Last year, my seven year old learned about the stages of life at school, as he traced his own background and learned about childhood, teenage years, adulthood, and old age.
One of the stages of life they covered was later life; specifically the link between retirement and old age. They learned about being ‘elderly’ and all of the things that people might do in their retirement years. Somehow this all got conflated in Bean’s mind, and, rather wonderfully, the magical age of 65 seems to have become this golden milepost. It doesn’t seem to have mattered to either the school or Bean himself that the national age of retirement is no longer 65, but 65 is the golden number, and it’s all in sharp focus at school at the moment because the teaching assistant in his class is retiring in a few months (at 66, but what’s a year?), and when she first met the class she told them how very, very old she was. She was elderly, she explained.
And so, back in our more domestic setting, Bean’s Nana (my Ma) has recently had her 65th birthday, and Bean has been looking forward to marking the momentous occasion for over a year. Because it was the golden number, he wanted to get her something extra special. No, better than that, he wanted to make her something extra special, so he told me what to buy in preparation, and I duly did.

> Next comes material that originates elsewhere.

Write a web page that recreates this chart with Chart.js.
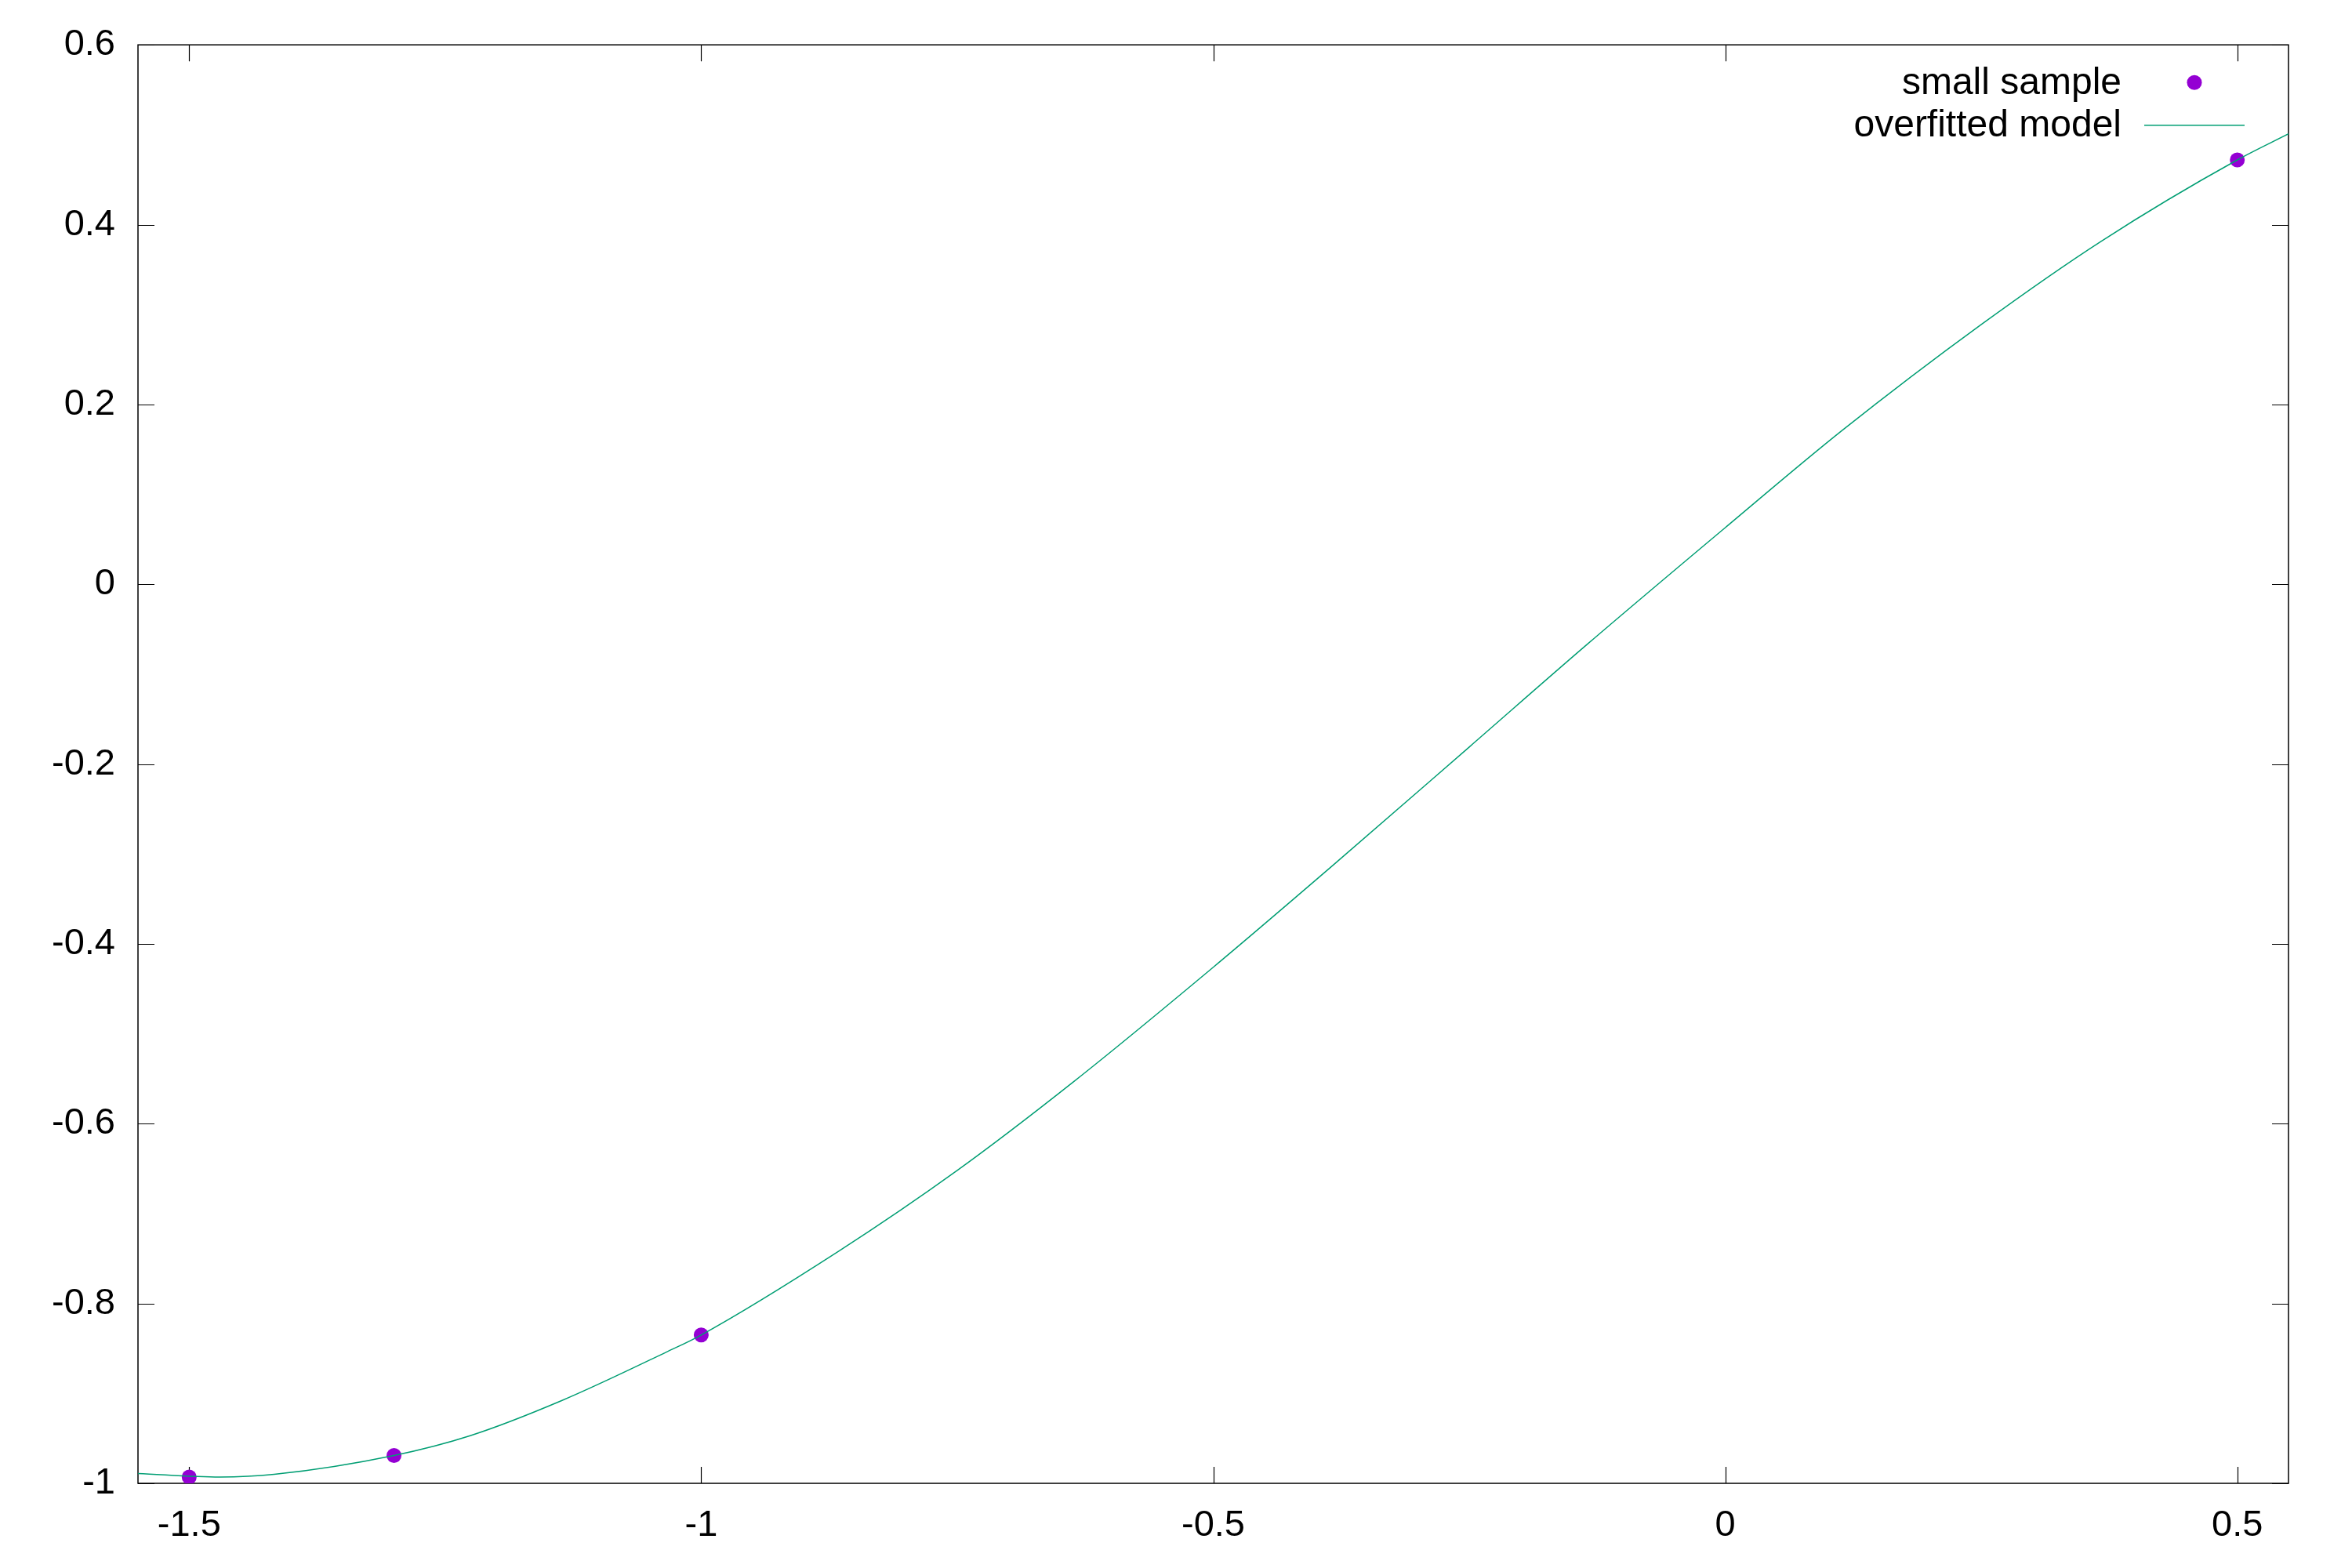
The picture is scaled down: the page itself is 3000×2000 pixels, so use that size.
<!DOCTYPE html>
<html>
<head>
<meta charset="utf-8">
<script src="https://cdn.jsdelivr.net/npm/chart.js@4/dist/chart.umd.min.js"></script>
<style>
  html, body { margin: 0; padding: 0; background: #ffffff; }
  #wrap { width: 3000px; height: 2000px; }
</style>
</head>
<body>
<div id="wrap"><canvas id="c" width="3000" height="2000"></canvas></div>
<script>
// ---- data ----
const sampleX = [-1.5, -1.3, -1.0, 0.5];
const sampleY = [-0.993, -0.969, -0.835, 0.472];

const modelX = [-1.55, -1.47, -1.417, -1.3, -1.2256, -1.1363, -1.034, -1.0, -0.866, -0.75, -0.636, -0.5, -0.3835, -0.25, -0.134, 0.0, 0.114, 0.25, 0.367, 0.5, 0.55];
const modelY = [-0.989, -0.993, -0.990, -0.969, -0.947, -0.908, -0.854, -0.835, -0.742, -0.652, -0.553, -0.426, -0.313, -0.181, -0.066, 0.063, 0.171, 0.289, 0.3815, 0.472, 0.501];

const xTicks = [-1.5, -1, -0.5, 0, 0.5];
const xTickLabels = ['-1.5', '-1', '-0.5', '0', '0.5'];
const yTicks = [-1, -0.8, -0.6, -0.4, -0.2, 0, 0.2, 0.4, 0.6];
const yTickLabels = ['-1', '-0.8', '-0.6', '-0.4', '-0.2', '0', '0.2', '0.4', '0.6'];

const seriesLabels = ['small sample', 'overfitted model'];
const sampleColor = '#9400d3';
const modelColor = '#009e73';

const FONT = '"Liberation Sans", Arial, sans-serif';
const FSIZE = 47;
const KEYSIZE = 48;

function labelFor(list, labels, v) {
  for (let i = 0; i < list.length; i++) {
    if (Math.abs(list[i] - v) < 1e-6) return labels[i];
  }
  return '';
}

// frame, inward ticks on all four sides (gnuplot style)
const framePlugin = {
  id: 'frame',
  beforeDatasetsDraw(chart) {
    const { ctx, chartArea: a, scales } = chart;
    const tl = 21;
    ctx.save();
    ctx.strokeStyle = '#000000';
    ctx.lineWidth = 1.2;
    ctx.beginPath();
    xTicks.forEach(v => {
      const px = Math.round(scales.x.getPixelForValue(v)) + 0.5;
      ctx.moveTo(px, a.bottom); ctx.lineTo(px, a.bottom - tl);
      ctx.moveTo(px, a.top); ctx.lineTo(px, a.top + tl);
    });
    yTicks.forEach(v => {
      const py = Math.round(scales.y.getPixelForValue(v)) + 0.5;
      ctx.moveTo(a.left, py); ctx.lineTo(a.left + tl, py);
      ctx.moveTo(a.right, py); ctx.lineTo(a.right - tl, py);
    });
    ctx.stroke();
    ctx.lineWidth = 1.5;
    ctx.strokeRect(a.left, a.top, a.right - a.left, a.bottom - a.top);
    ctx.restore();
  }
};

// key in the top-right corner: text right-aligned, sample to the right
const keyPlugin = {
  id: 'key',
  afterDraw(chart) {
    const { ctx, chartArea: a } = chart;
    const textRight = a.right - 213;
    const symCenter = a.right - 120;
    const row0 = a.top + 48;
    const rowH = 54;
    ctx.save();
    ctx.font = KEYSIZE + 'px ' + FONT;
    ctx.fillStyle = '#000000';
    ctx.textAlign = 'right';
    ctx.textBaseline = 'middle';
    ctx.fillText(seriesLabels[0], textRight, row0 + 2);
    ctx.fillText(seriesLabels[1], textRight, row0 + rowH + 2);
    ctx.fillStyle = sampleColor;
    ctx.beginPath();
    ctx.arc(symCenter, row0, 9.5, 0, Math.PI * 2);
    ctx.fill();
    ctx.strokeStyle = modelColor;
    ctx.lineWidth = 1.5;
    ctx.beginPath();
    ctx.moveTo(symCenter - 64, row0 + rowH + 0.5);
    ctx.lineTo(symCenter + 64, row0 + rowH + 0.5);
    ctx.stroke();
    ctx.restore();
  }
};

const modelData = modelX.map((x, i) => ({ x: x, y: modelY[i] }));
const sampleData = sampleX.map((x, i) => ({ x: x, y: sampleY[i] }));

new Chart(document.getElementById('c'), {
  type: 'scatter',
  data: {
    datasets: [
      {
        label: seriesLabels[1],
        data: modelData,
        showLine: true,
        borderColor: modelColor,
        borderWidth: 1.5,
        pointRadius: 0,
        pointHoverRadius: 0,
        cubicInterpolationMode: 'monotone',
        fill: false,
        order: 0
      },
      {
        label: seriesLabels[0],
        data: sampleData,
        showLine: false,
        backgroundColor: sampleColor,
        borderColor: sampleColor,
        borderWidth: 0,
        pointRadius: 9.5,
        pointHoverRadius: 9.5,
        order: 1
      }
    ]
  },
  options: {
    responsive: false,
    animation: false,
    devicePixelRatio: 1,
    layout: { padding: { top: 54, right: 81, left: 0, bottom: 0 } },
    plugins: {
      legend: { display: false },
      tooltip: { enabled: false }
    },
    scales: {
      x: {
        type: 'linear',
        min: -1.55,
        max: 0.55,
        afterFit(s) { s.height = 108; },
        afterBuildTicks(s) { s.ticks = xTicks.map(v => ({ value: v })); },
        grid: { display: false, drawTicks: false },
        border: { display: false },
        ticks: {
          padding: 26,
          color: '#000000',
          font: { family: FONT, size: FSIZE },
          maxRotation: 0,
          autoSkip: false,
          callback: v => labelFor(xTicks, xTickLabels, v)
        }
      },
      y: {
        type: 'linear',
        min: -1,
        max: 0.6,
        afterFit(s) { s.width = 176; },
        afterBuildTicks(s) { s.ticks = yTicks.map(v => ({ value: v })); },
        grid: { display: false, drawTicks: false },
        border: { display: false },
        ticks: {
          padding: 29,
          color: '#000000',
          font: { family: FONT, size: FSIZE },
          autoSkip: false,
          callback: v => labelFor(yTicks, yTickLabels, v)
        }
      }
    }
  },
  plugins: [framePlugin, keyPlugin]
});
</script>
</body>
</html>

Bean made his Nana a t-shirt. A simple message on the front, which he wrote on the iPad and which I converted to a cut file for him to cut all by himself on the Cricut, and press all by himself using the heat press, on a t-shirt that he worked on every step of.
Nana knew that she was getting a special t-shirt for her birthday. She didn’t know what was on it, but she promised to wear it all day to celebrate, and she did, all the way through her surprise birthday party.
As an additional push towards the 65th birthday being the most joyous of days, Bean wrote the following message in his Nana’s card:
Have an extra special day and have fun having no job and being an elderly!’